The robot weighs 61 kg — 9% lighter than Figure 02 — and uses integrated series-elastic actuators per the official specification. The hands include custom tactile fingertip sensors capable of detecting forces as small as 3 grams. The camera architecture delivers twice the frame rate and one-quarter the latency of Figure 02, with a 60% wider field of view per camera.

The humanoid robotics industry has split into two camps on perception — and the choice reflects deep assumptions about what AI can and cannot do reliably. LiDAR-equipped robots get precise 3D geometry data at 10–100m range regardless of lighting, but add weight, power draw, cost ($800–$3,000/sensor), and mechanical complexity. Vision-only systems bet that neural networks trained on massive datasets can infer depth, geometry, and object identity from stereo or monocular cameras alone — cheaper, lighter, but brittle in unusual lighting or novel environments.

Tesla's bet on vision-only for Optimus directly mirrors their FSD strategy: scale data, scale parameters, replace sensors with intelligence. Agility, Boston Dynamics, and most others carry at least one depth sensor — whether active stereo (Intel RealSense), structured light, or LiDAR — acknowledging that current vision models still fail in edge cases that geometric sensing handles trivially.

Camera-based manipulation works for rigid, predictable objects. It fails the moment an object is soft, deformable, reflective, or wet — because cameras cannot sense the contact forces, slip onset, and surface texture that human hands detect instinctively. The absence of tactile sensing is the single largest gap between current humanoid hands and human hands for manipulation tasks.

Current approaches to tactile sensing range from strain gauges at each fingertip (used by Figure, Sanctuary AI) to optical tactile sensors like the GelSight family (MIT-derived, used in research) that embed a camera inside a transparent gel finger pad to image surface deformation. Contactile's PapillArray — 3D force vector arrays across the finger surface — is entering commercial humanoid trials in 2026.

Every humanoid robot must run perception, state estimation, motion planning, and control — simultaneously, at millisecond latencies, on battery power. The compute stack is often the most power-hungry non-motor system on the robot. NVIDIA Jetson AGX Orin (275 TOPS, 15–60W) has become the de-facto standard for prototype and first-generation commercial humanoids, but is increasingly recognized as insufficient for next-generation vision-language-action (VLA) models.

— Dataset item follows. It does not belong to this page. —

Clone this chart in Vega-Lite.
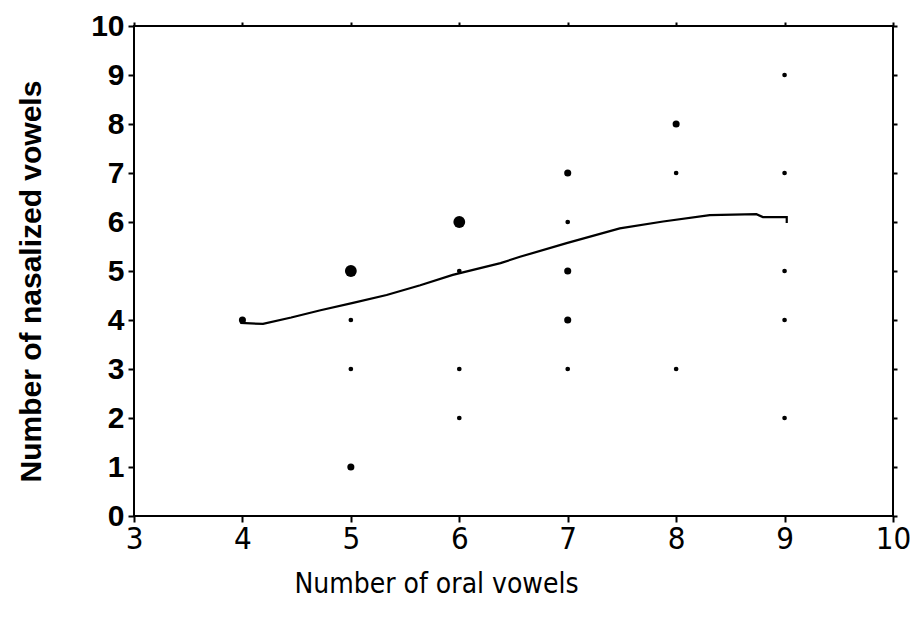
{
  "$schema": "https://vega.github.io/schema/vega-lite/v6.json",
  "width": 759,
  "height": 490,
  "autosize": {"type": "none"},
  "padding": {"left": 134, "top": 26, "right": 17, "bottom": 105},
  "background": "white",
  "config": {
    "view": {"stroke": "black", "strokeWidth": 2},
    "axis": {"grid": false, "domain": false, "tickColor": "black", "tickWidth": 2, "labelColor": "black", "titleColor": "black", "labelFlush": false, "labelOverlap": false}
  },
  "datasets": {
    "curve": [
      {"k": 1, "oral": 3.98, "nasal": 3.94},
      {"k": 2, "oral": 4.19, "nasal": 3.92},
      {"k": 3, "oral": 4.45, "nasal": 4.05},
      {"k": 4, "oral": 4.72, "nasal": 4.2},
      {"k": 5, "oral": 5.02, "nasal": 4.35},
      {"k": 6, "oral": 5.33, "nasal": 4.51},
      {"k": 7, "oral": 5.64, "nasal": 4.71},
      {"k": 8, "oral": 5.94, "nasal": 4.92},
      {"k": 9, "oral": 6.38, "nasal": 5.16},
      {"k": 10, "oral": 6.56, "nasal": 5.29},
      {"k": 11, "oral": 6.99, "nasal": 5.57},
      {"k": 12, "oral": 7.48, "nasal": 5.87},
      {"k": 13, "oral": 7.88, "nasal": 6.01},
      {"k": 14, "oral": 8.31, "nasal": 6.14},
      {"k": 15, "oral": 8.74, "nasal": 6.16},
      {"k": 16, "oral": 8.8, "nasal": 6.1},
      {"k": 17, "oral": 9.02, "nasal": 6.1},
      {"k": 18, "oral": 9.02, "nasal": 5.98}
    ],
    "languages": [
      {"oral": 4, "nasal": 4, "n": 2},
      {"oral": 5, "nasal": 5, "n": 3},
      {"oral": 5, "nasal": 4, "n": 1},
      {"oral": 5, "nasal": 3, "n": 1},
      {"oral": 5, "nasal": 1, "n": 2},
      {"oral": 6, "nasal": 6, "n": 3},
      {"oral": 6, "nasal": 5, "n": 1},
      {"oral": 6, "nasal": 3, "n": 1},
      {"oral": 6, "nasal": 2, "n": 1},
      {"oral": 7, "nasal": 7, "n": 2},
      {"oral": 7, "nasal": 6, "n": 1},
      {"oral": 7, "nasal": 5, "n": 2},
      {"oral": 7, "nasal": 4, "n": 2},
      {"oral": 7, "nasal": 3, "n": 1},
      {"oral": 8, "nasal": 8, "n": 2},
      {"oral": 8, "nasal": 7, "n": 1},
      {"oral": 8, "nasal": 3, "n": 1},
      {"oral": 9, "nasal": 9, "n": 1},
      {"oral": 9, "nasal": 7, "n": 1},
      {"oral": 9, "nasal": 5, "n": 1},
      {"oral": 9, "nasal": 4, "n": 1},
      {"oral": 9, "nasal": 2, "n": 1}
    ]
  },
  "resolve": {"axis": {"x": "independent", "y": "independent"}},
  "layer": [
    {
      "data": {"name": "curve"},
      "mark": {"type": "line", "color": "black", "strokeWidth": 2.2, "clip": true},
      "encoding": {
        "x": {
          "field": "oral", "type": "quantitative",
          "scale": {"domain": [3, 10], "nice": false, "zero": false},
          "axis": {
            "orient": "bottom", "values": [3, 4, 5, 6, 7, 8, 9, 10],
            "tickSize": 6, "labelPadding": 2,
            "labelFont": "Liberation Sans Narrow, DejaVu Sans Condensed, sans-serif",
            "labelFontSize": 31, "labelFontWeight": "normal",
            "title": "Number of oral vowels",
            "titleFont": "Liberation Sans Narrow, DejaVu Sans Condensed, sans-serif",
            "titleFontSize": 28, "titleFontWeight": "normal", "titlePadding": 16,
            "titleX": 302, "titleAlign": "center", "titleAnchor": "start"
          }
        },
        "y": {
          "field": "nasal", "type": "quantitative",
          "scale": {"domain": [0, 10], "nice": false, "zero": false},
          "axis": {
            "orient": "left", "values": [0, 1, 2, 3, 4, 5, 6, 7, 8, 9, 10],
            "tickSize": 6, "labelPadding": 4,
            "labelFont": "Liberation Sans, Arial, sans-serif",
            "labelFontSize": 30, "labelFontWeight": "bold",
            "title": "Number of nasalized vowels",
            "titleFont": "Liberation Sans, Arial, sans-serif",
            "titleFontSize": 30, "titleFontWeight": "bold", "titlePadding": 44,
            "titleY": 255, "titleAlign": "center", "titleAnchor": "start"
          }
        },
        "order": {"field": "k", "type": "quantitative"}
      }
    },
    {
      "data": {"name": "languages"},
      "mark": {"type": "circle", "color": "black", "opacity": 1},
      "encoding": {
        "x": {
          "field": "oral", "type": "quantitative",
          "axis": {"orient": "top", "values": [3, 4, 5, 6, 7, 8, 9, 10], "labels": false, "title": null, "tickSize": 4}
        },
        "y": {
          "field": "nasal", "type": "quantitative",
          "axis": {"orient": "right", "values": [0, 1, 2, 3, 4, 5, 6, 7, 8, 9, 10], "labels": false, "title": null, "tickSize": 4}
        },
        "size": {
          "field": "n", "type": "quantitative",
          "scale": {"type": "linear", "domain": [1, 2, 3], "range": [22, 50, 140], "zero": false},
          "legend": null
        }
      }
    }
  ]
}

The compute hierarchy in a modern humanoid typically has three layers: a high-level reasoning node (Jetson Orin or equivalent) running perception and AI inference at 20–100Hz, a mid-level motion controller (ARM Cortex-A or FPGA) running whole-body control at 500–1000Hz, and distributed joint controllers (STM32 MCUs) running individual joint FOC at 20–40kHz.

The average working humanoid is estimated to draw roughly 500W–2,000W depending on task intensity and locomotion speed — a commonly cited industry range, though no major OEM has published verified average power draw figures for their commercial robots. At that range, even a substantial battery pack provides only 1–5 hours of runtime, which is the most commonly cited deployment limitation.

Several architectural patterns are consistent across the industry: high-voltage battery packs reduce resistive losses in the motor drive chain, hot-swappable packs (confirmed in Digit and Apollo) allow near-continuous operation without plug-in downtime, and fast wireless charging is confirmed in Figure 03 at 2 kW. Specific voltage levels, battery chemistry, and charge times are not publicly disclosed by most OEMs.

The structural design of a humanoid robot is a continuous negotiation between weight, stiffness, cost, and manufacturability. Most OEMs do not publicly disclose their structural material choices in detail. What is confirmed: Boston Dynamics has publicly described 3D-printed titanium and aluminum components in the electric Atlas. Tesla confirms a 57 kg total weight using lightweight materials. Figure 03 uses soft textiles and foam for the outer surface. Unitree G1 achieves 35 kg with a compact frame.

The general engineering logic favoring carbon fiber composites for primary structure, aluminum for machined housings, and titanium for highest-load joints is well-established in aerospace and high-performance robotics — but specific material allocations per robot are proprietary and not independently verified for most platforms.